Entitled variously ” C.J. Rhodes”, “Cecil J. Rhodes”, and “Cecil Rhodes” it appeared in The Times, 9 April 1902; The Boston Globe, 9 April 1902; the Weekly Times, Daily Mail and McClure’s Magazine, June 1902; Every Day in the Year, November 1902.
Collected in The Five Nations, in I.V., 1919 and in D.V., 1940, Sussex Edition, vol. 33 and the Burwash Edition, vol. 26. As collected, it bears the epigraph ’C.J. Rhodes, buried in the Matoppos, April 10, 1902’.
It was reprinted in The Rt Honourable Cecil Rhodes, a monograph and reminiscence, Sir Thomas E. Fuller, 1910.
During his own lifetime, such was the part he had played in opening up the southern parts of Africa to development, and in extending British dominions there, Cecil Rhodes saw his name given to an entire country, Rhodesia. He dreaded lest that choice of name should not endure. Rhodes’s early death from heart failure took place on March 26 1902 out at his beach cottage in Muizenberg. At the time, Kipling and his family were visiting South Africa and living in The Woolsack, a house on the Rhodes estate, one which had been specially refurbished for their use. A brilliant and unscrupulous financier and developer, Rhodes was also a man driven to create an effect of irresistible charisma; Kipling and Carrie his wife had fallen completely under his spell.
Kipling regularly visited the sick man during his last illness. He took part in the funeral procession through Cape Town but decided against making the journey out to the final resting-place in what are now known as the Matobo hills south of Bulawayo. It is possible that he feared that he might break down if called on to read his elegy at the graveside, or was he perhaps avoiding the finality of interment, in order to keep moving on himself? It might have seemed too much like a step backwards, back towards the death of his child.
It is said that the cortege took close to a fortnight to reach its destination, as it was obliged to halt to receive military salutes from British troops stationed in the block-houses which had been set every few miles. This poem was read at the graveside. See Letters.
Kipling had developed an intense personal attachment to Rhodes, who had gone out of his way to woo him. Yet it was later reported that Rhodes had been disappointed in Kipling in part because he had not been as useful to him in promoting South Africa as Rhodes had hoped.
(by Mary Hamer)
Emphasis was added for book publication; the final mark of exclamation was new, also the increased adoption of upper case initials.

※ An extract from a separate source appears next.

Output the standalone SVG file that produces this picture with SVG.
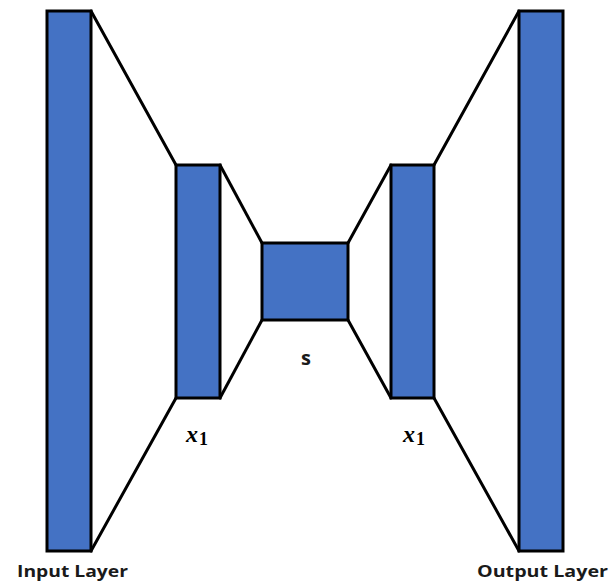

[Stanza 1] the mere Fates Kipling dismisses the concept as a way of avoiding responsibility, just as he did in “The Wage-Slaves” which he set to stand ahead of this poem in The Five Nations. ‘Power’ is a term he will sometimes make use of to name a sense of inner life in others, one that he picks up intuitively. In the case of Rhodes, Kipling links this inner life with a wider economy, seeing him as the representative of an order in the world that is unseen.
[Stanza 2] Dreamer devout as he himself reported to Queen Victoria, Rhodes extended British dominions in Africa from southern Bechuanaland to the shores of Lake Tanganyika and succeeded in retaining Uganda for the Empire. Kipling admired the vision which lay behind this drive to territorial acquisition as something almost sacred, so clear was he that the best thing for Africa and its peoples would be full economic development under the rule of white men. It is not clear that Rhodes and his ambitions were worthy of this endorsement. (See Apollon Davidson, Cecil Rhodes in his Time, 1984.)
The travail of his spirit . . . speech Rhodes was notoriously inarticulate, with a high squeaky voice. On social occasions he would frequently turn to Kipling, asking him to put his thought into words.
So brief Rhodes, who was born in 1853, did not live to reach fifty. His last words were said to be ‘So little done, so much to do.’
Nations not words he linked it was the ambition of Rhodes to drive a railway through from the Cape to Cairo.
[Stanza 3] As when the Death he dared Admirers of Rhodes spoke highly of his courage. They kept alive the story that during the ‘Second Matabele War’ Rhodes took up his camp between the British forces and the Ndebele and stayed there unguarded for six weeks, in order to win the trust of the Ndebele and to negotiate peace with them. He took pleasure in staking all on the power of his personality in this way. It is also the case that in 1893 his British South Africa Company destroyed the kingdom of the Ndebele under Lobengula, in order to obtain control of the gold fields near Bulawayo.